DORAL, Fla. — Tiger Woods hit a tee shot that got stuck in a palm tree. That’s about the only thing that didn’t fall his way Saturday in the Cadillac Championship.
Woods made seven more birdies on the Blue Monster at Doral, the last one from 15 feet on the 18th hole that gave him a 5-under 67 and a four-shot lead over Graeme McDowell heading into the final round.
Woods has made 24 birdies and taken only 74 putts through three rounds, both personal bests in his PGA Tour career.
It put him in great position to win his 17th career World Golf Championship, and his first since 2009.
He has a 39-2 record when he has the outright lead going into the final round on the PGA Tour. The only time he has ever lost a lead of more than two shots was in 2010 against an 18-man field at the Chevron World Challenge, when McDowell beat him in a playoff.
McDowell was six shots out of the lead with three holes to play when he tried to keep it close. His drive on the 16th finished just over the green, and he chipped in for eagle.
He picked up another shot on the 17th when Woods’ tee shot embedded high into the trunk of a palm tree. Once his ball was identified, he took a penalty drop and made bogey.
The lead was down to three shots, but not for long.
Woods holed his birdie putt to reach 18-under 198, and McDowell did well to stay only four shots behind with a two-putt from 85 feet away. That gave him a 69, and another date with Woods in the final group at Doral.
Phil Mickelson, who badly wanted to get into the final group, overcame a three-putt from 4 feet for double bogey on the third hole by making four birdies the rest of the way. He had a 69, along with Steve Stricker, and both were five shots behind.
Woods used to own these WGC events, winning 16 of the first 30 that he played. He has gone 0-for-10 since Firestone in August 2009, though the odds were stacked in his favor at the Cadillac Championship.
He already is a three-time winner at Doral, and he has been putting well ever since Stricker gave him a tip on the eve of the tournament.
“You know what kind of closer he is,” Stricker said. “When he gets the lead in a golf tournament, it’s tough. He doesn’t let too many guys in usually when he gets the lead. We’ve all got our work cut out for us. We’re going to have to go out and try to make birdies on a difficult golf course, which is hard to do.”
It’s even tougher with Woods playing like this. He has matched the low round of the tournament all three days.
For nine holes, McDowell threw his best golf at Woods, and Woods counterpunched in a magnificent display on the breezy Blue Monster.
McDowell opened with a 20-foot eagle, Woods with back-to-back birdies. McDowell hit his approach to 10 feet on the third hole, and Woods followed with a shot 6 inches inside as both made birdie.
McDowell finally tied him for the lead with a 20-foot putt on the sixth hole, and he had a 10-foot birdie attempt on the seventh for the outright lead.

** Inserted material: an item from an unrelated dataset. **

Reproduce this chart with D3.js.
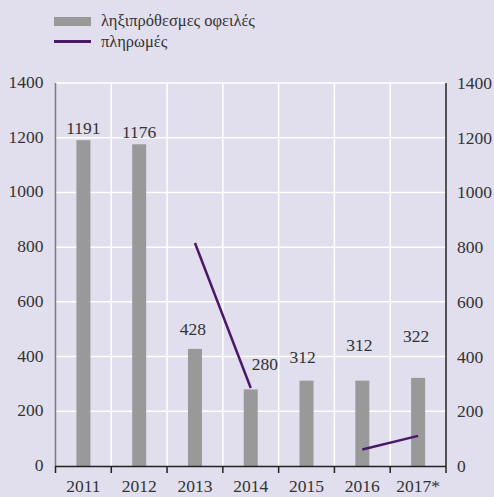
<!DOCTYPE html>
<html>
<head>
<meta charset="utf-8">
<script src="https://cdn.jsdelivr.net/npm/d3@7"></script>
</head>
<body style="margin:0;background:#e1deed">
<div id="fig" style="position:relative;width:494px;height:497px"></div>
<script>
"use strict";

// data
var years = ["2011", "2012", "2013", "2014", "2015", "2016", "2017*"];
var overdue = [1191, 1176, 428, 280, 312, 312, 322];
var payments = [null, null, 815, 285, null, 60, 110];
var yTicks = [0, 200, 400, 600, 800, 1000, 1200, 1400];
var legendNames = ["ληξιπρόθεσμες οφειλές", "πληρωμές"];

// nudges for the value labels (placed by hand in the original)
var labelDx = [0, 0, -2, 14, -4, -3, -2];
var labelDy = [-11, -11, -19, -24, -23, -35, -41];

var FONT = "'Liberation Serif', 'Times New Roman', serif";

function renderMyChart() {
    var root = d3.select("#fig");
    var svg = root.append("svg")
        .attr("width", 494)
        .attr("height", 497)
        .style("position", "absolute").style("left", "0px").style("top", "0px"),
        margin = { top: 83, right: 48, bottom: 31, left: 55.5 },
        width = +svg.attr("width") - margin.left - margin.right,
        height = +svg.attr("height") - margin.top - margin.bottom;

    svg.append("rect").attr("width", 494).attr("height", 497).attr("fill", "#e1deed");

    var x = d3.scaleBand().domain(years).range([0, width]).paddingInner(0).paddingOuter(0),
        y = d3.scaleLinear().domain([0, 1400]).range([height, 0]);

    var g = svg.append("g")
        .attr("transform", "translate(" + margin.left + "," + margin.top + ")");

    // text goes in html on top of the svg
    function label(txt, px, py, anchor, size) {
        var tx = anchor === "middle" ? "-50%" : anchor === "end" ? "-100%" : "0";
        root.append("div")
            .style("position", "absolute")
            .style("white-space", "nowrap")
            .style("line-height", "1")
            .style("color", "#333")
            .style("font-family", FONT, "important")
            .style("left", px + "px")
            .style("top", py + "px")
            .style("font-size", size + "px", "important")
            .style("transform", "translate(" + tx + ",-50%)")
            .text(txt);
    }

    // white grid
    g.selectAll(".hgrid")
        .data(yTicks.filter(function (t) { return t > 0; }))
        .enter().append("line")
        .attr("x1", 0).attr("x2", width)
        .attr("y1", function (d) { return y(d); })
        .attr("y2", function (d) { return y(d); })
        .attr("stroke", "#fff").attr("stroke-width", 1.5);

    g.selectAll(".vgrid")
        .data(years.slice(1))
        .enter().append("line")
        .attr("x1", function (d) { return x(d); })
        .attr("x2", function (d) { return x(d); })
        .attr("y1", 0).attr("y2", height)
        .attr("stroke", "#fff").attr("stroke-width", 1.5);

    // bars
    var barW = 14;
    g.selectAll(".bar")
        .data(overdue)
        .enter().append("rect")
        .attr("class", "bar")
        .attr("x", function (d, i) { return x(years[i]) + x.bandwidth() / 2 - barW / 2; })
        .attr("y", function (d) { return y(d); })
        .attr("width", barW)
        .attr("height", function (d) { return height - y(d); })
        .attr("fill", "#999999");

    // value labels
    overdue.forEach(function (d, i) {
        label(d, margin.left + x(years[i]) + x.bandwidth() / 2 + labelDx[i],
            margin.top + y(d) + labelDy[i], "middle", 17.5);
    });

    // payments line (right axis, same range)
    var line = d3.line()
        .defined(function (d) { return d != null; })
        .x(function (d, i) { return x(years[i]) + x.bandwidth() / 2; })
        .y(function (d) { return y(d); });

    g.append("path")
        .datum(payments)
        .attr("d", line)
        .attr("fill", "none")
        .attr("stroke", "#4a1a68")
        .attr("stroke-width", 2.5);

    // left axis
    g.append("line")
        .attr("x1", 0).attr("x2", 0).attr("y1", 0).attr("y2", height)
        .attr("stroke", "#7a7a7a").attr("stroke-width", 1.5);
    yTicks.forEach(function (t) {
        label(t, margin.left - 12, margin.top + y(t), "end", 17.5);
    });

    // right axis
    g.append("line")
        .attr("x1", width).attr("x2", width).attr("y1", 0).attr("y2", height + 7)
        .attr("stroke", "#222").attr("stroke-width", 1.5);
    yTicks.forEach(function (t) {
        label(t, margin.left + width + 11, margin.top + y(t) + 1, "start", 17.5);
    });

    // bottom axis, ticks on the category borders
    g.append("line")
        .attr("x1", 0).attr("x2", width).attr("y1", height + 0.5).attr("y2", height + 0.5)
        .attr("stroke", "#222").attr("stroke-width", 1.5);
    g.selectAll(".xtick")
        .data(years)
        .enter().append("line")
        .attr("x1", function (d) { return x(d); })
        .attr("x2", function (d) { return x(d); })
        .attr("y1", height).attr("y2", height + 7)
        .attr("stroke", "#222").attr("stroke-width", 1.5);
    years.forEach(function (yr) {
        label(yr, margin.left + x(yr) + x.bandwidth() / 2, margin.top + height + 21, "middle", 17.5);
    });

    // legend
    svg.append("rect").attr("x", 54).attr("y", 17).attr("width", 37).attr("height", 9).attr("fill", "#999999");
    svg.append("line").attr("x1", 54).attr("x2", 91).attr("y1", 41.5).attr("y2", 41.5)
        .attr("stroke", "#4a1a68").attr("stroke-width", 3);
    legendNames.forEach(function (n, i) {
        label(n, 101, 21 + i * 20.5, "start", 16.5);
    });
}

renderMyChart();
</script>
</body>
</html>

The stroke was tentative, and the ball dipped on the low side.
And that was as close as McDowell could get.
Woods had a one-shot lead as they walked toward the green on the par-5 10th hole, with McDowell on the green in two and poised to catch him again. It all turned so suddenly.
Woods hit another superb wedge to 6 feet for birdie, while McDowell’s eagle attempt slid 4 feet by the cup, and he missed it coming back for par. McDowell was furious, slapping his leg in disgust. McDowell and Woods each had 6 feet for par on the 11th — Woods made, McDowell missed, his first bogey of the week.
That gave Woods a three-shot lead, and McDowell fell even further behind when he muffed a pitch behind the 14th green and took double bogey, and Woods hit a towering tee shot on the par-3 15th to 6 feet for birdie.
McDowell at least stayed in the game, but after his putt across the length of the 18th green stopped inside a foot from the hole, he could only watch as Woods poured in another putt for yet another birdie, making the task on Sunday even more difficult.
The leaderboard still had the best golfers. Woods, however, separated himself from them.
Honda Classic winner Michael Thompson and Sergio Garcia each had a 67 and were at 11-under 205, along with Charl Schwartzel (69) and Keegan Bradley (69). Masters champion Bubba Watson could only manage a 71 and was eight shots behind.